SELECT product_id, product_name, category, price, valid_from, valid_to, is_current FROM doc_dim_products WHERE product_id = 'P001' ORDER BY valid_from;

+----------+---------------------------+------------+-------+------------+------------+----------+ |product_id|product_name |category |price |valid_from |valid_to |is_current| +----------+---------------------------+------------+-------+------------+------------+----------+ |P001 |Wireless Bluetooth Earbuds |Electronics |299.00 |2026-01-01 |2026-05-28 |false | |P001 |Wireless Bluetooth Earbuds |Electronics |349.00 |2026-05-28 |NULL |true | +----------+---------------------------+------------+-------+------------+------------+----------+

The two rows fully reconstruct the price change history for P001: listed at 299 on 2026-01-01, repriced to 349 on 2026-05-28.

Clean Up Resources

DROP TABLE IF EXISTS doc_orders_fact; DROP TABLE IF EXISTS doc_dim_products;

Key Takeaways

  • The two-step approach is necessary: Singdata Lakehouse's MERGE INTO does not support WHEN NOT MATCHED BY SOURCE, so it is not possible to close old versions and insert new versions in a single statement.
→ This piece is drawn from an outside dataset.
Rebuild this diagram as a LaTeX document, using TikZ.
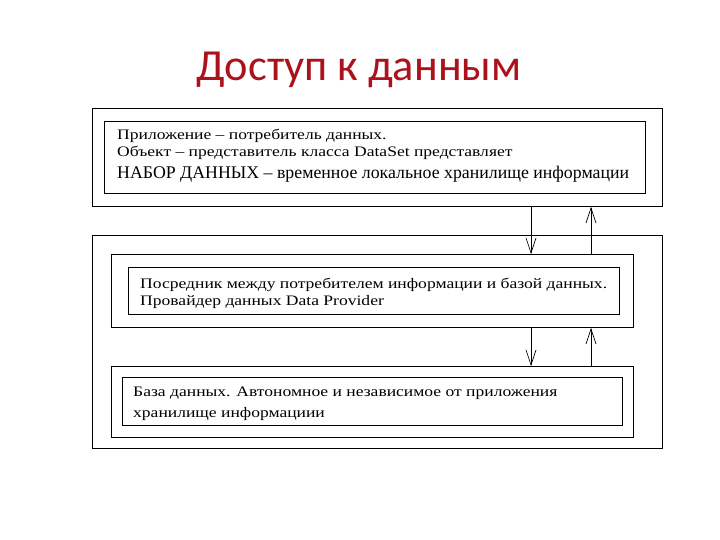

Step 1 uses MERGE to close old versions; Step 2 uses INSERT + JOIN to insert new versions.
  • Brand-new products only need Step 1: WHEN NOT MATCHED handles products that do not exist at all in the target table — Step 2 is not needed for them.
  • Time-range JOIN is the core mechanism: order_time >= valid_from AND (valid_to IS NULL OR order_time < valid_to) precisely identifies the version in effect at the time of the order, ensuring historical analysis is unaffected by subsequent changes.
  • is_current is a query accelerator: Querying the current catalog only requires WHERE is_current = true, avoiding the need to write a time-range condition every time. For time-range JOINs, you still need valid_from/valid_tois_current alone is not sufficient.